REQUEST ▸
Your task is to copy each line that has the word "page".

GIVEN DATA ▸

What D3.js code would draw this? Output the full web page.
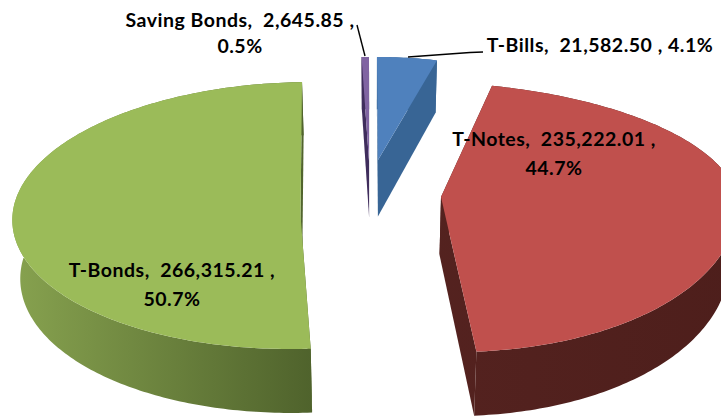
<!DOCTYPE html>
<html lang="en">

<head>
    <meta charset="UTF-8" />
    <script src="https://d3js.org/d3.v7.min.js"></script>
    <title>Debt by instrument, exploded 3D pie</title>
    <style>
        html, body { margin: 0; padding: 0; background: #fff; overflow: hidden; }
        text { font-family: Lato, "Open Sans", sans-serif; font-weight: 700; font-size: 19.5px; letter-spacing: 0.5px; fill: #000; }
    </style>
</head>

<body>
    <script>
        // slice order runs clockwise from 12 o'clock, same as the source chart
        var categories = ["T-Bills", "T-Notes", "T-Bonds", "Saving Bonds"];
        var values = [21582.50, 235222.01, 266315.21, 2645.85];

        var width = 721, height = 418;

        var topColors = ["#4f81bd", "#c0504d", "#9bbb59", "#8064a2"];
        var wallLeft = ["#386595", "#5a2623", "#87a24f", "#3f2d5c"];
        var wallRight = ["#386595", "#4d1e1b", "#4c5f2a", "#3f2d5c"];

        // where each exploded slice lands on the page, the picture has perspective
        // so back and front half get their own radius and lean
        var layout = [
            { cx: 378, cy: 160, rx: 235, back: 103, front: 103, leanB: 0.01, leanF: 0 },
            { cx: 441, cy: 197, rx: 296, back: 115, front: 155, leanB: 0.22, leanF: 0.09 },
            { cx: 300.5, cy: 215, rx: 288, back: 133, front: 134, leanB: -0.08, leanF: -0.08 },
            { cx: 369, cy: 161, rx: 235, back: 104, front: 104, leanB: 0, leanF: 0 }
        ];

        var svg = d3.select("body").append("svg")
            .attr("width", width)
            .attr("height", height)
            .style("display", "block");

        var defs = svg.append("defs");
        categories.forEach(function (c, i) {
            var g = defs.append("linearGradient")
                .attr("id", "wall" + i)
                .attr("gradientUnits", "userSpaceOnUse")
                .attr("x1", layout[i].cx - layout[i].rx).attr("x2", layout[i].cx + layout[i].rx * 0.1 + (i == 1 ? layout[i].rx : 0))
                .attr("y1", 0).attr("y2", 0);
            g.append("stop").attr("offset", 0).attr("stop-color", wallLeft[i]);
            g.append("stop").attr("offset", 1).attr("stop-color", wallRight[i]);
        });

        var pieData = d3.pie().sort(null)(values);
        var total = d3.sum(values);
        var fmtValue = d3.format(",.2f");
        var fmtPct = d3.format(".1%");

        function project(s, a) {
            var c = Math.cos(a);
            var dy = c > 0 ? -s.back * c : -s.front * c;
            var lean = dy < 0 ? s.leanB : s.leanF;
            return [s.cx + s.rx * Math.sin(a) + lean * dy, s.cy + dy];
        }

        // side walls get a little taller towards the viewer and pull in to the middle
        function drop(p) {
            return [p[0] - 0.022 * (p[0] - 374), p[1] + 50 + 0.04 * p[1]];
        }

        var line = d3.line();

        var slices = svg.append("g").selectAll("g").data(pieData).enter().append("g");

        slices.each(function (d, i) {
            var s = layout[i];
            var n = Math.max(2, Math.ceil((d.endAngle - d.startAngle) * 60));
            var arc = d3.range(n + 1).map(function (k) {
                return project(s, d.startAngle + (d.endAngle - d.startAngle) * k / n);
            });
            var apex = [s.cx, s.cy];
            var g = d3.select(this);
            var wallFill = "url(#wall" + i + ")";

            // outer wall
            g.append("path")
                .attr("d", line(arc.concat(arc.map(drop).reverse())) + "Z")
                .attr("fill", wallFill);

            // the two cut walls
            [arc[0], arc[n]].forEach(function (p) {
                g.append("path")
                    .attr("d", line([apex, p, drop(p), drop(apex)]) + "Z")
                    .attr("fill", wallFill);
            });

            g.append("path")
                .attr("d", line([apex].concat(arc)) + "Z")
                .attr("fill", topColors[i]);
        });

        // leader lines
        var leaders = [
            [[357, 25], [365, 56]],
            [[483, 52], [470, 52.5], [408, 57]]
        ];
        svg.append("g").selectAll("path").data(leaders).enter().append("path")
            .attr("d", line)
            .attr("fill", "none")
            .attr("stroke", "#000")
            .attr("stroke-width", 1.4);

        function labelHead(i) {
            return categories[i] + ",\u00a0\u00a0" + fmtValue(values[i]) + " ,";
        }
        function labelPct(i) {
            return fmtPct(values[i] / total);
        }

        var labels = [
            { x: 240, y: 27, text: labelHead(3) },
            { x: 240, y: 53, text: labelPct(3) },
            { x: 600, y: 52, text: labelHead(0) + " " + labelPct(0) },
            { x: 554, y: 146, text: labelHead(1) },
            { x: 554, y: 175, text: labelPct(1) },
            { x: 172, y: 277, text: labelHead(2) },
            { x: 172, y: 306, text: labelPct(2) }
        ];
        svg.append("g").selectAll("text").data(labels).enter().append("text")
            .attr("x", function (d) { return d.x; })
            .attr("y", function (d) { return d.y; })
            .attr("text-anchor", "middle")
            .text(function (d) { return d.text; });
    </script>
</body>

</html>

SOLUTION TO THIS TASK ▸
What D3.js code would draw this? Output the full web page.
        // where each exploded slice lands on the page, the picture has perspective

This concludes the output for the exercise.